** Start of THE DATA **

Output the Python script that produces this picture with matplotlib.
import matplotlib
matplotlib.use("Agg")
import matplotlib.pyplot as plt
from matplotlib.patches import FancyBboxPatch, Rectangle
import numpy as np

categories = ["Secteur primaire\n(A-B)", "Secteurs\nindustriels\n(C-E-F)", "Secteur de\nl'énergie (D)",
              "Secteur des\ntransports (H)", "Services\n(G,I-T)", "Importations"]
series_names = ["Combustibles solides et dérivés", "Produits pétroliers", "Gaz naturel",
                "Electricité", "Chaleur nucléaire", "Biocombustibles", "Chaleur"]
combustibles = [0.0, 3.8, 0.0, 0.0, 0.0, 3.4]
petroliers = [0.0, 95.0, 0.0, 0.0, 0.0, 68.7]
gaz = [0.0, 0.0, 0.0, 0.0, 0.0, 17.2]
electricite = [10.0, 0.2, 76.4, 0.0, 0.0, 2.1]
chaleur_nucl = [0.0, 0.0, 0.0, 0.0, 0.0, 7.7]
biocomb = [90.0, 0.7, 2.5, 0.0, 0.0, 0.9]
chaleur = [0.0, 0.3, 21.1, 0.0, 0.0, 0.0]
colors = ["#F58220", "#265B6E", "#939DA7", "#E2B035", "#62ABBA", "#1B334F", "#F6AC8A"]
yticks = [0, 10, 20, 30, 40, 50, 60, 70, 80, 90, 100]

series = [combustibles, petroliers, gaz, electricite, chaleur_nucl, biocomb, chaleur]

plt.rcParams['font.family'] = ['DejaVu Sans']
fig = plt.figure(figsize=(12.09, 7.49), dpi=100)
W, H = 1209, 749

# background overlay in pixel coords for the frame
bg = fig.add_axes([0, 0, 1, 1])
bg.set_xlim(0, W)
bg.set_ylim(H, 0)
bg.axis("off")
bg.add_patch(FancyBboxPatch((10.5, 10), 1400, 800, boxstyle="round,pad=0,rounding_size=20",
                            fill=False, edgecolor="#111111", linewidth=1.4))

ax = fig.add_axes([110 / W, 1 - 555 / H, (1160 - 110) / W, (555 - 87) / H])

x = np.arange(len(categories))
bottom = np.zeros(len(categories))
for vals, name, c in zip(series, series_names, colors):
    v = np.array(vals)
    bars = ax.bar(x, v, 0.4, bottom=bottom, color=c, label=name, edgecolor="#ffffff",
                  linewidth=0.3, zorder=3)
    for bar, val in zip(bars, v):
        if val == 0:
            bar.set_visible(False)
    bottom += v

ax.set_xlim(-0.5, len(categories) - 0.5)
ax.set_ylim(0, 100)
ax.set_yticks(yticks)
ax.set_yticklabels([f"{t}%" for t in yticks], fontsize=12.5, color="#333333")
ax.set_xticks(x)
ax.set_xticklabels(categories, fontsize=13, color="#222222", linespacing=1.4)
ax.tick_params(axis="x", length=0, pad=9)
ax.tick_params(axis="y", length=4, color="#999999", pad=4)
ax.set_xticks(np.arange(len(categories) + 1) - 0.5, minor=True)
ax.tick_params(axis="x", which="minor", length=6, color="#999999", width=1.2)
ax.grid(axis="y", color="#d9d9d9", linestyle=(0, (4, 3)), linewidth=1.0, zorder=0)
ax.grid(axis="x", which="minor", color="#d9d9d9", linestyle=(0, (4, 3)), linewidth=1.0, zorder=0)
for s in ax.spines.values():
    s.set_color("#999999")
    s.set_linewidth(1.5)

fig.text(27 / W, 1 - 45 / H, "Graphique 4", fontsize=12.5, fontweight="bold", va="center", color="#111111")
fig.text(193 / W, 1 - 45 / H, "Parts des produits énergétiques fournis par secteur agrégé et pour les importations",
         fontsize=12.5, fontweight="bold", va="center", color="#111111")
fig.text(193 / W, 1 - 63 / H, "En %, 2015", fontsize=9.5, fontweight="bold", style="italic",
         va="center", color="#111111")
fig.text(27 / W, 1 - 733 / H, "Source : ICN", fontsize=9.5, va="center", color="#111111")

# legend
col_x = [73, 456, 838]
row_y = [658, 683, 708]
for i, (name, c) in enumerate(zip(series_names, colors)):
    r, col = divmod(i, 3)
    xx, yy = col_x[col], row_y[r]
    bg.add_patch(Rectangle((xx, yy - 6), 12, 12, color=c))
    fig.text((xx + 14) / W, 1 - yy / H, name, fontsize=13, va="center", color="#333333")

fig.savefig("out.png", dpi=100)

** End of THE DATA **
** Start of THE DATA **

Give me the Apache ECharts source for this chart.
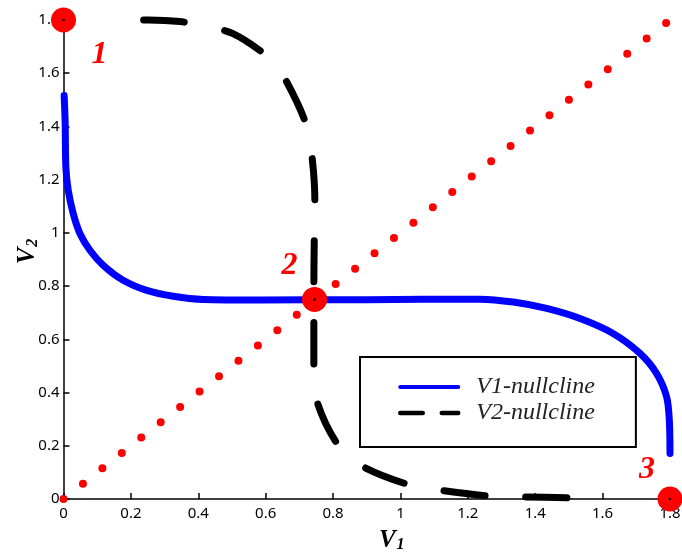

** End of THE DATA **
** Start of THE DATA **

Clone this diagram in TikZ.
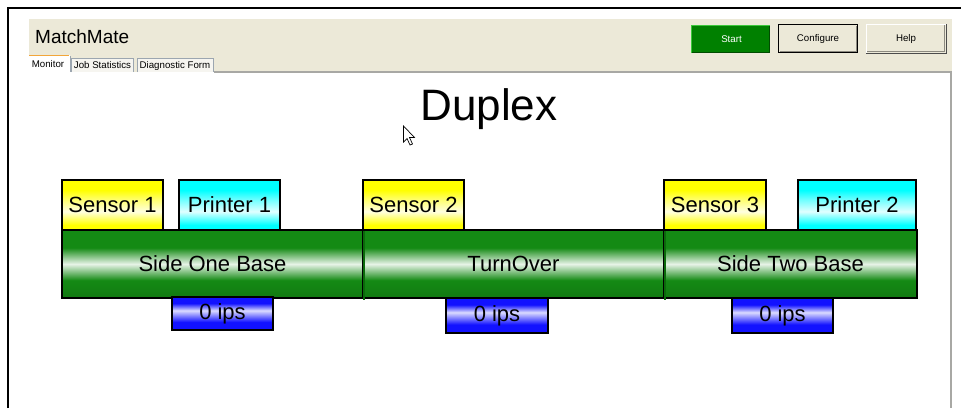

** End of THE DATA **

**SET EXERCISE**
Give again, word for word, the lines starting at the line that has "Output the Python" and ending at the line that has "import numpy as np", with both of those lines included and nothing else.

**REPLY TO THE EXERCISE**
Output the Python script that produces this picture with matplotlib.
import matplotlib
matplotlib.use("Agg")
import matplotlib.pyplot as plt
from matplotlib.patches import FancyBboxPatch, Rectangle
import numpy as np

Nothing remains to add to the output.